Abhishek Kumar Sharma
-Escobedo Lab-
Nucleus-size pinning. todetermine nucleation free energy barriers and nucleus geometry
First order phase transitions from metastable to stable phases often take place through the mechanism of nucleation and growth. In computational studies at small to moderate degrees of supersaturation, nucleation is a rare event, and simulating it requires special techniques that can access such low probability states. In this talk I will present a new method called nucleus size pinning (NSP) that improves on the conventional seeding approach to explore nucleation processes.
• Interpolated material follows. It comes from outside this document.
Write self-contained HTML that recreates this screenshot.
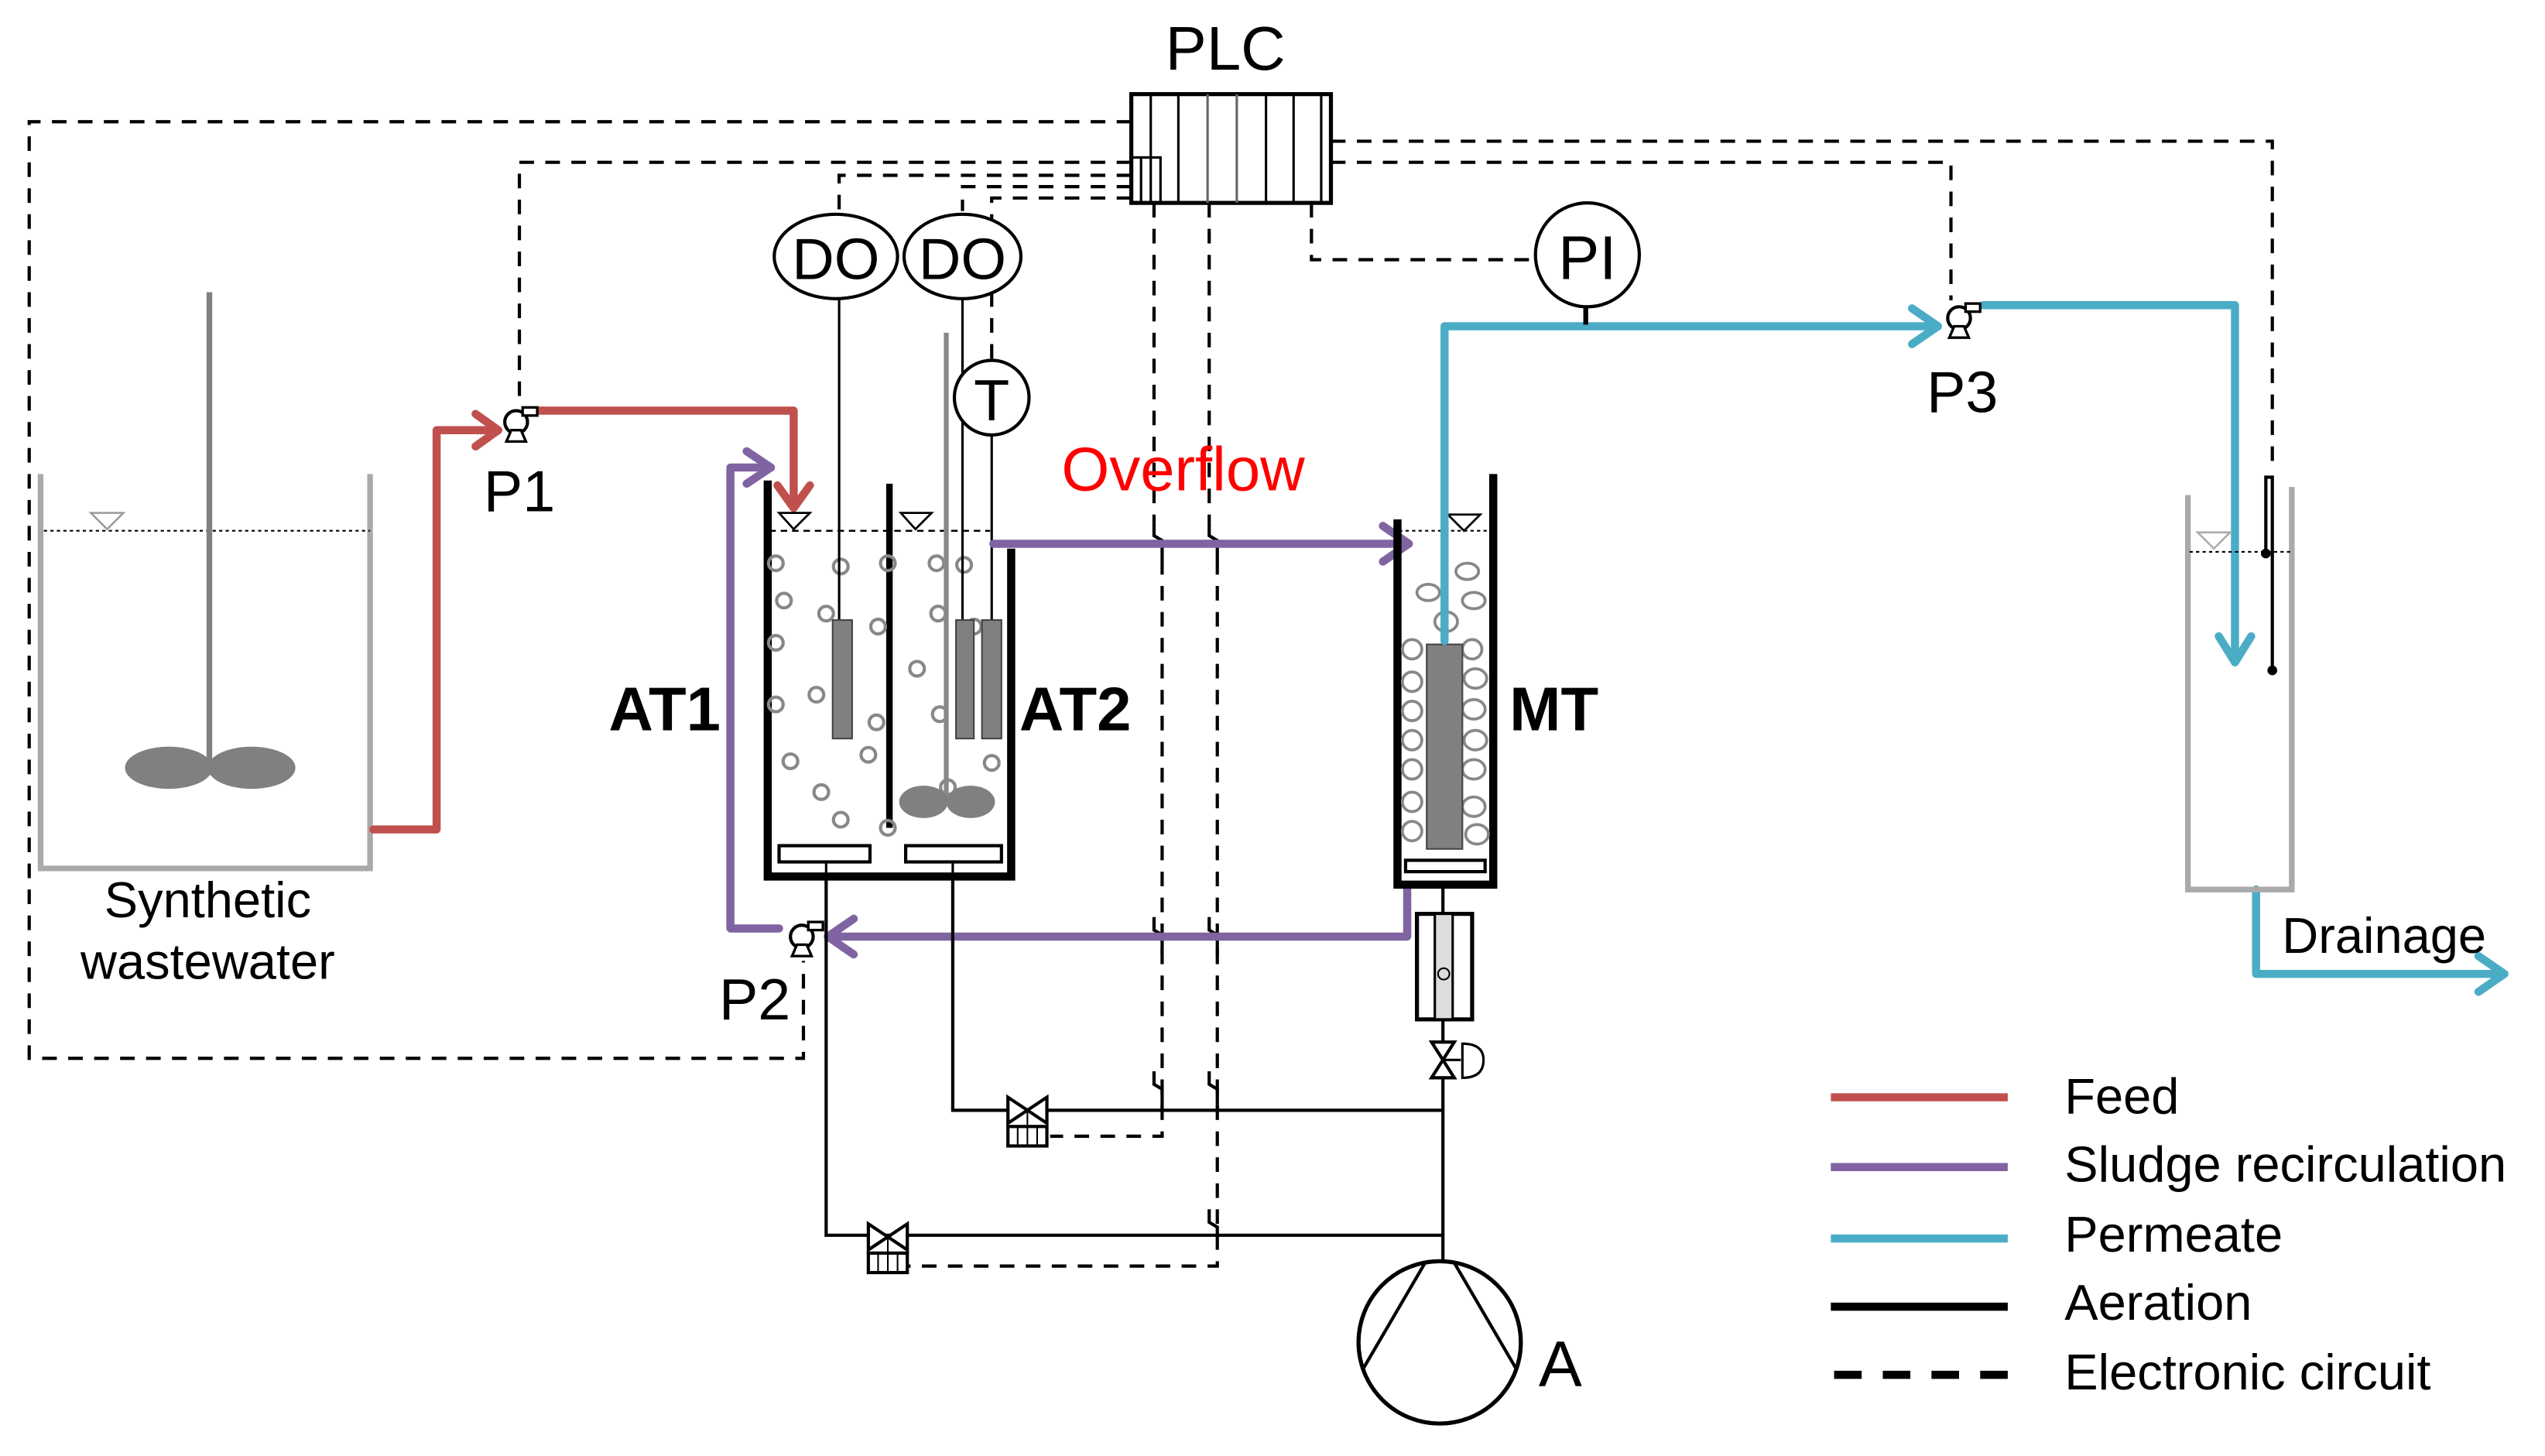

This method is particularly effective at small supersaturations where nucleation barriers are large and other methods like umbrella sampling are inefficient. In NSP, a seed of the incipient phase is pinned to a preselected size to iteratively drive the system toward the conditions where the seed becomes a critical nucleus. Classical nucleation theory (CNT) can then be used to estimate the free energy barriers and orientationally-averaged interfacial free energy. We can also use CNT to obtain quick estimates for interfacial free energy within a single simulation, which match those estimated by standard techniques. NSP is first validated by estimating the critical nucleation conditions for the disorder-to-order transition in hard spheres, and then applied to simulate and characterize the highly non-trivial (prolate) morphology of the critical crystal nucleus in hard gyrobifastigia. We corroborate these results through measurement of interfacial free energy through cleaving walls method and predicting a faceted nucleus shape via Wulff construction. We believe NSP can be easily adapted to elucidate nucleation and growth processes in other contexts to improve our understanding of such first-order phase transitions.